» What is asked:
Determine how many lines hold "Rebuild" and give only that number.

» Information supplied:
────────────────────────────────────────
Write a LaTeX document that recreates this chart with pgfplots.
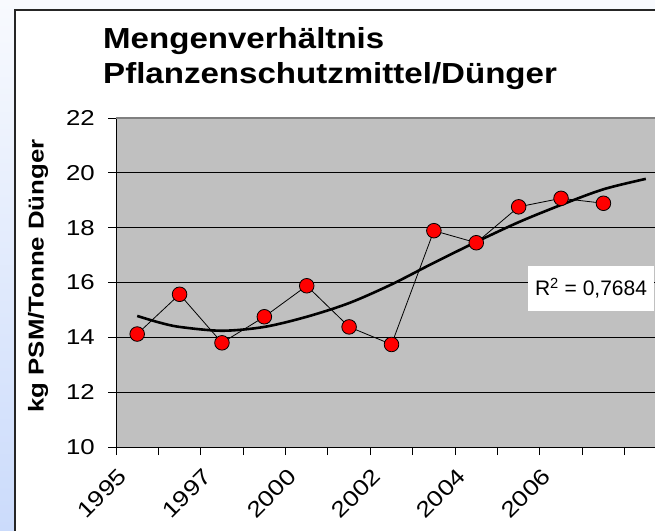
\documentclass[border=0pt]{standalone}
\usepackage{fontspec}
\setmainfont{Liberation Sans}
\newfontfamily\wide{Liberation Sans}[FakeStretch=1.2]
\newfontfamily\widet{Liberation Sans}[FakeStretch=1.14]
\usepackage{pgfplots}
\pgfplotsset{compat=1.18}
\definecolor{plotgray}{HTML}{C0C0C0}
\definecolor{bgtop}{HTML}{F8FAFE}
\definecolor{bgbot}{HTML}{CBDBFB}
\begin{document}
\begin{tikzpicture}
\useasboundingbox (0pt,0pt) rectangle (655pt,530pt);
\clip (0pt,0pt) rectangle (655pt,530pt);
\shade[top color=bgtop, bottom color=bgbot] (0pt,0pt) rectangle (655pt,530pt);
\draw[fill=white, draw=black!85, line width=1.3pt] (15pt,-20pt) rectangle (700pt,520pt);
\node[anchor=base west, inner sep=0pt, font=\widet\bfseries\fontsize{29}{35}\selectfont] at (103pt,481.7pt) {Mengenverhältnis};
\node[anchor=base west, inner sep=0pt, font=\widet\bfseries\fontsize{29}{35}\selectfont] at (103pt,446.7pt) {Pflanzenschutzmittel/Dünger};
\begin{axis}[
  at={(116pt,83pt)}, anchor=south west,
  scale only axis, width=551pt, height=329pt,
  xmin=0.5, xmax=13.5, ymin=10, ymax=22,
  /pgf/number format/assume math mode=true,
  axis background/.style={fill=plotgray},
  axis x line*=bottom, axis y line*=left,
  axis line style={black, line width=1pt, -},
  xtick={0.5,1.5,...,13.5}, x tick label as interval,
  xticklabels={1995,,1997,,2000,,2002,,2004,,2006,,},
  ytick={10,12,...,22},
  ymajorgrids, major grid style={black, line width=0.9pt},
  tick align=outside, major tick length=8pt,
  tick style={black, line width=0.9pt},
  xticklabel style={font=\wide\fontsize{22}{26}\selectfont, xshift=-20pt, yshift=-12pt, rotate=45, anchor=north east, inner sep=0pt},
  yticklabel style={font=\wide\fontsize{21.5}{25}\selectfont, anchor=east, inner sep=0pt, xshift=-13pt},
]
\addplot[black, line width=0.8pt, mark=*, mark size=7.3pt, mark options={fill=red, draw=black, line width=0.8pt}] coordinates {
(1,14.12)(2,15.57)(3,13.80)(4,14.75)(5,15.88)(6,14.38)(7,13.74)(8,17.89)(9,17.45)(10,18.76)(11,19.07)(12,18.89)};
\addplot[black, line width=2.6pt, smooth] coordinates {
(1,14.78)(1.5,14.55)(2,14.38)(3,14.24)(4,14.38)(5,14.75)(6,15.25)(7,15.93)(8,16.72)(9,17.48)(10,18.20)(11,18.83)(12,19.40)(13,19.78)};
\draw[gray, line width=1.2pt] (rel axis cs:0,1) -- (rel axis cs:1,1);
\end{axis}
\node[rotate=90, font=\wide\bfseries\fontsize{21.5}{26}\selectfont] at (38pt,254pt) {kg PSM/Tonne Dünger};
\node[fill=white, inner sep=0pt, minimum width=126pt, minimum height=45pt, font=\fontsize{21}{25}\selectfont] at (591pt,241.8pt) {R\textsuperscript{2} = 0,7684};
\end{tikzpicture}
\end{document}
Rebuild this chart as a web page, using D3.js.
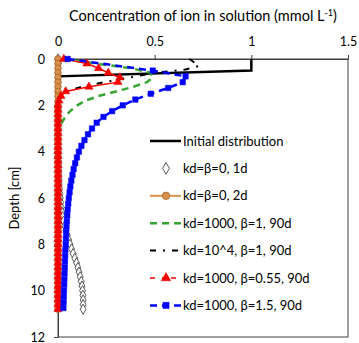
<!DOCTYPE html>
<html>
<head>
<meta charset="utf-8">
<script src="https://cdn.jsdelivr.net/npm/d3@7"></script>
<style>
  body { margin: 0; background: #fff; }
  svg { display: block; font-family: Lato, "Open Sans", sans-serif; }
</style>
</head>
<body>
<svg id="chart" width="359" height="343"></svg>
<script>
// depth grids (cm)
const depth02 = [0, 0.2, 0.4, 0.6, 0.8, 1, 1.2, 1.4, 1.6, 1.8, 2, 2.2, 2.4, 2.6, 2.8, 3, 3.2, 3.4, 3.6, 3.8,
  4, 4.2, 4.4, 4.6, 4.8, 5, 5.2, 5.4, 5.6, 5.8, 6, 6.2, 6.4, 6.6, 6.8, 7, 7.2, 7.4, 7.6, 7.8,
  8, 8.2, 8.4, 8.6, 8.8, 9, 9.2, 9.4, 9.6, 9.8, 10, 10.2, 10.4, 10.6, 10.8];
const depth025 = [0, 0.5, 0.75, 1, 1.25, 1.5, 1.75, 2, 2.25, 2.5, 2.75, 3, 3.25, 3.5, 3.75, 4, 4.25, 4.5, 4.75,
  5, 5.25, 5.5, 5.75, 6, 6.25, 6.5, 6.75, 7, 7.25, 7.5, 7.75, 8, 8.25, 8.5, 8.75, 9, 9.25, 9.5, 9.75,
  10, 10.25, 10.5, 10.75];

// concentrations (mmol/L)
const initDepth = [0, 0.5, 0.75, 10.8];
const initConc = [1, 1, 0, 0];

const conc1d = [0, 0, 0, 0, 0, 0, 0, 0, 0, 0, 0, 0, 0, 0, 0, 0, 0, 0, 0, 0,
  0.001, 0.001, 0.002, 0.002, 0.003, 0.004, 0.005, 0.006, 0.008, 0.01, 0.012, 0.014, 0.017, 0.02, 0.024,
  0.029, 0.035, 0.041, 0.048, 0.055, 0.062, 0.07, 0.078, 0.087, 0.096, 0.103, 0.109, 0.115, 0.12, 0.124,
  0.127, 0.129, 0.13, 0.13, 0.13];
const conc2d = [0, 0, 0, 0, 0, 0, 0, 0, 0, 0, 0, 0, 0, 0, 0, 0, 0, 0, 0, 0,
  0, 0, 0, 0, 0, 0, 0, 0, 0, 0, 0, 0, 0, 0, 0, 0, 0, 0, 0, 0,
  0, 0, 0, 0, 0, 0, 0, 0, 0, 0, 0, 0, 0, 0, 0];

const greenDepth = [0, 0.2, 0.4, 0.6, 0.8, 1, 1.2, 1.4, 1.6, 1.8, 2, 2.2, 2.4, 2.6, 2.8, 3, 3.2, 10.8];
const greenConc = [0.03, 0.2, 0.38, 0.48, 0.49, 0.46, 0.39, 0.3, 0.21, 0.14, 0.1, 0.07, 0.045, 0.03, 0.015, 0.005, 0, 0];

const blackDepth = [0, 0.3, 0.45, 0.6, 0.8, 1, 1.2, 1.4, 1.6, 1.8, 10.8];
const blackConc = [0.68, 0.73, 0.66, 0.5, 0.37, 0.24, 0.12, 0.05, 0.01, 0, 0];

const redConc = [0.03, 0.15, 0.21, 0.26, 0.32, 0.31, 0.16, 0.04, 0.015, 0.005,
  0, 0, 0, 0, 0, 0, 0, 0, 0, 0, 0, 0, 0, 0, 0, 0, 0, 0, 0, 0,
  0, 0, 0, 0, 0, 0, 0, 0, 0, 0, 0, 0, 0, 0, 0, 0, 0, 0, 0, 0, 0, 0, 0, 0, 0];

const blueConc = [0.05, 0.49, 0.66, 0.645, 0.57, 0.48, 0.4, 0.335, 0.28, 0.235, 0.2, 0.176, 0.155, 0.137,
  0.121, 0.108, 0.098, 0.089, 0.081, 0.075, 0.069, 0.064, 0.06, 0.056, 0.053, 0.05, 0.048, 0.046, 0.044,
  0.042, 0.041, 0.04, 0.038, 0.037, 0.036, 0.035, 0.034, 0.033, 0.032, 0.031, 0.03, 0.029, 0.028];

const xTicks = [0, 0.5, 1, 1.5];
const yTicks = [0, 2, 4, 6, 8, 10, 12];
const legendLabels = ['Initial distribution', 'kd=β=0, 1d', 'kd=β=0, 2d', 'kd=1000, β=1, 90d',
  'kd=10^4, β=1, 90d', 'kd=1000, β=0.55, 90d', 'kd=1000, β=1.5, 90d'];

const zip = (ds, cs) => ds.map((d, i) => ({depth: d, conc: cs[i]}));

const series = [
  {data: zip(initDepth, initConc), color: '#000', width: 2.5, dash: null, marker: null},
  {data: zip(depth02, conc1d), color: 'none', width: 0, dash: null,
    marker: {type: d3.symbolDiamond, size: 30, fill: '#fff', stroke: '#444', sw: 0.9}},
  {data: zip(depth02, conc2d), color: '#D9904A', width: 2, dash: null,
    marker: {type: d3.symbolCircle, size: 34, fill: '#D9904A', stroke: '#9C5F22', sw: 0.7}},
  {data: zip(greenDepth, greenConc), color: '#36A531', width: 2.5, dash: '7,5', marker: null},
  {data: zip(blackDepth, blackConc), color: '#000', width: 2, dash: '6,7,2,7', marker: null},
  {data: zip(depth02, redConc), color: '#FF0000', width: 1.5, dash: null,
    marker: {type: d3.symbolTriangle, size: 30, fill: '#FF0000', stroke: '#E00000', sw: 0.5}},
  {data: zip(depth025, blueConc), color: '#0000FF', width: 2.5, dash: '7,5',
    marker: {type: d3.symbolSquare, size: 30, fill: '#0000FF', stroke: '#0000FF', sw: 0.5}}
];

const svg = d3.select('#chart');
const margin = {top: 59, left: 58};
const width = 290, height = 278;

const x = d3.scaleLinear().domain([0, 1.5]).range([0, width]);
const y = d3.scaleLinear().domain([0, 12]).range([0, height]);

const chart = svg.append('g')
  .attr('transform', 'translate(' + margin.left + ',' + margin.top + ')');

// plot area border
chart.append('rect')
  .attr('width', width).attr('height', height)
  .attr('fill', 'none').attr('stroke', '#404040').attr('stroke-width', 1);

const xAxis = d3.axisTop(x).tickValues(xTicks).tickSize(4).tickPadding(9)
  .tickFormat(d3.format('~g'));
const yAxis = d3.axisLeft(y).tickValues(yTicks).tickSize(4).tickPadding(9);

chart.append('g').attr('class', 'axis').call(xAxis);
chart.append('g').attr('class', 'axis').call(yAxis);
chart.selectAll('.axis path, .axis line').attr('stroke', '#404040');
chart.selectAll('.axis text').attr('font-size', 12.5).attr('fill', '#000')
  .attr('font-family', 'Lato, sans-serif');

const line = d3.line().x(d => x(d.conc)).y(d => y(d.depth));

series.forEach(s => {
  if (s.color !== 'none') {
    chart.append('path')
      .datum(s.data)
      .attr('d', line)
      .attr('fill', 'none')
      .attr('stroke', s.color)
      .attr('stroke-width', s.width)
      .attr('stroke-dasharray', s.dash);
  }
  if (s.marker) {
    chart.append('g').selectAll('path')
      .data(s.data)
      .enter().append('path')
      .attr('transform', d => 'translate(' + x(d.conc) + ',' + y(d.depth) + ')')
      .attr('d', d3.symbol().type(s.marker.type).size(s.marker.size))
      .attr('fill', s.marker.fill)
      .attr('stroke', s.marker.stroke)
      .attr('stroke-width', s.marker.sw);
  }
});

// titles
const title = svg.append('text')
  .attr('x', 203).attr('y', 21)
  .attr('text-anchor', 'middle')
  .attr('font-size', 14.5);
title.append('tspan').text('Concentration of ion in solution (mmol L');
title.append('tspan').attr('font-size', 9).attr('dy', -5).text('-1');
title.append('tspan').attr('dy', 5).text(')');

svg.append('text')
  .attr('transform', 'translate(19,198) rotate(-90)')
  .attr('text-anchor', 'middle')
  .attr('font-size', 13)
  .text('Depth [cm]');

// legend
const legend = svg.append('g').attr('transform', 'translate(150,141)');
const legItems = legend.selectAll('g')
  .data(series)
  .enter().append('g')
  .attr('transform', (d, i) => 'translate(0,' + (i * 27.4) + ')');

legItems.filter(d => d.color !== 'none').append('line')
  .attr('x1', 0).attr('x2', 31)
  .attr('stroke', d => d.color)
  .attr('stroke-width', d => d.width)
  .attr('stroke-dasharray', (d, i) => i === 4 ? '5,7,2,7' : d.dash);

legItems.filter(d => d.marker).append('path')
  .attr('transform', 'translate(16,0)')
  .attr('d', d => d3.symbol().type(d.marker.type).size(d.marker.size * 1.3)())
  .attr('fill', d => d.marker.fill)
  .attr('stroke', d => d.marker.stroke)
  .attr('stroke-width', d => d.marker.sw);

legItems.append('text')
  .attr('x', 33).attr('dy', '0.35em')
  .attr('font-size', 13)
  .text((d, i) => legendLabels[i]);
</script>
</body>
</html>
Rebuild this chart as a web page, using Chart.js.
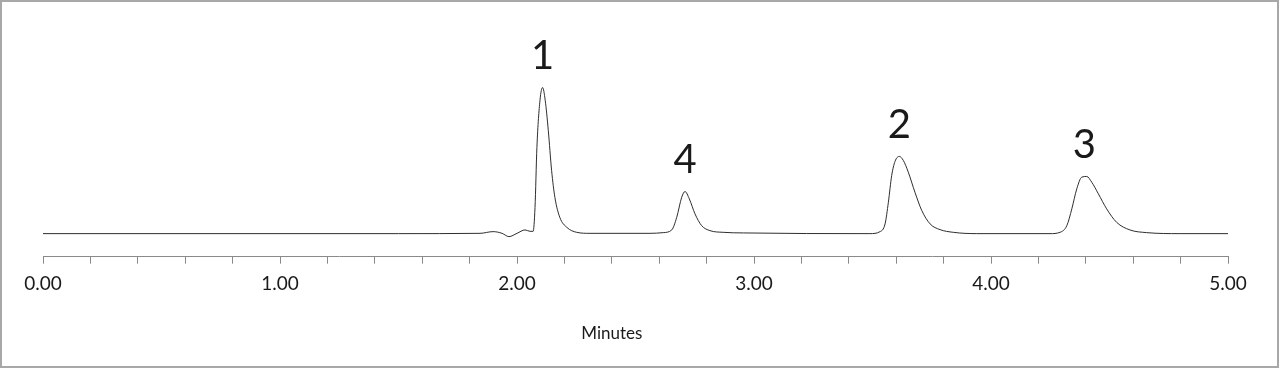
<!DOCTYPE html>
<html>
<head>
<meta charset="utf-8">
<script src="https://cdn.jsdelivr.net/npm/chart.js@4/dist/chart.umd.min.js"></script>
<style>
  html, body { margin: 0; padding: 0; background: #fff; }
  #wrap { position: relative; width: 1280px; height: 369px; }
  #frame {
    position: absolute; left: 0; top: 0; width: 1279px; height: 368px;
    box-sizing: border-box; border: 2px solid #a8a8a8;
  }
  #chart { position: absolute; left: 0; top: 0; }
</style>
</head>
<body>
<div id="wrap">
  <div id="frame"></div>
  <canvas id="chart" width="1280" height="369"></canvas>
</div>
<script>
// retention time (min) and detector signal
const traceTimes = [
  0, 1.5, 1.844, 1.899, 1.937, 1.966, 2.0, 2.034, 2.055, 2.068,
  2.076, 2.084, 2.097, 2.108, 2.119, 2.132, 2.146, 2.160, 2.181, 2.210,
  2.252, 2.308, 2.561, 2.617, 2.653, 2.674, 2.695, 2.709, 2.727, 2.751,
  2.779, 2.814, 2.870, 2.955, 3.489, 3.532, 3.553, 3.567, 3.581, 3.595,
  3.613, 3.630, 3.651, 3.679, 3.708, 3.743, 3.785, 3.841, 3.940, 4.249,
  4.291, 4.320, 4.341, 4.362, 4.383, 4.404, 4.425, 4.453, 4.488, 4.530,
  4.586, 4.657, 4.797, 5.0
];
const traceValues = [
  0, 0, 0.3, 2, 0.3, -3, 0.3, 3.7, 2.3, 2.3,
  26, 86, 133, 145.7, 133, 103, 63, 36, 16, 6.3,
  1.3, 0.3, 0.3, 1, 3.7, 16.3, 36.3, 42, 34.7, 19.7,
  8, 3, 1.3, 0.7, 0, 2, 9.7, 31.3, 58, 72,
  77, 73, 61.3, 41.3, 23, 9.7, 4, 1.3, 0, 0,
  1.3, 8, 24.7, 44.7, 56.3, 57, 51.3, 39.7, 24.7, 11.3,
  3.7, 1, 0, 0
];

// peak numbering
const peakNames = ["1", "4", "2", "3"];
const peakTimes = [2.108, 2.709, 3.613, 4.394];
const peakHeights = [145.7, 42, 77, 57];

const xTitle = "Minutes";

const points = traceTimes.map((t, i) => ({ x: t, y: traceValues[i] }));

const peakLabelPlugin = {
  id: "peakLabels",
  afterDatasetsDraw(chart) {
    const { ctx, scales } = chart;
    ctx.save();
    ctx.fillStyle = "#1a1a1a";
    ctx.font = "40px Lato";
    ctx.textAlign = "center";
    ctx.textBaseline = "middle";
    peakNames.forEach((name, i) => {
      const px = scales.x.getPixelForValue(peakTimes[i]);
      const py = scales.y.getPixelForValue(peakHeights[i]);
      ctx.fillText(name, px, py - 31);
    });
    // axis title sits a bit left of centre in the original
    ctx.font = "17px Lato";
    ctx.fillText(xTitle, scales.x.getPixelForValue(2.4), 334);
    ctx.restore();
  },
};

const ctx = document.getElementById("chart").getContext("2d");
new Chart(ctx, {
  type: "line",
  data: {
    datasets: [
      {
        data: points,
        borderColor: "#2e2e2e",
        borderWidth: 1,
        pointRadius: 0,
        cubicInterpolationMode: "monotone",
        fill: false,
      },
    ],
  },
  options: {
    responsive: false,
    animation: false,
    devicePixelRatio: 1,
    layout: {
      padding: { left: 43, right: 52, top: 20, bottom: 64.5 },
    },
    plugins: {
      legend: { display: false },
      tooltip: { enabled: false },
    },
    scales: {
      x: {
        type: "linear",
        min: 0,
        max: 5,
        border: { display: true, color: "#8a8a8a", width: 1 },
        grid: {
          drawOnChartArea: false,
          drawTicks: true,
          tickLength: 7,
          tickColor: "#8a8a8a",
        },
        ticks: {
          stepSize: 0.2,
          autoSkip: false,
          maxRotation: 0,
          padding: 9,
          color: "#1a1a1a",
          font: { family: "Lato", size: 19 },
          callback: (v) =>
            Math.abs(v - Math.round(v)) < 1e-6 ? Number(v).toFixed(2) : "",
        },
      },
      y: {
        display: false,
        min: -23,
        max: 213,
      },
    },
  },
  plugins: [peakLabelPlugin],
});
</script>
</body>
</html>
────────────────────────────────────────
» Written response:
2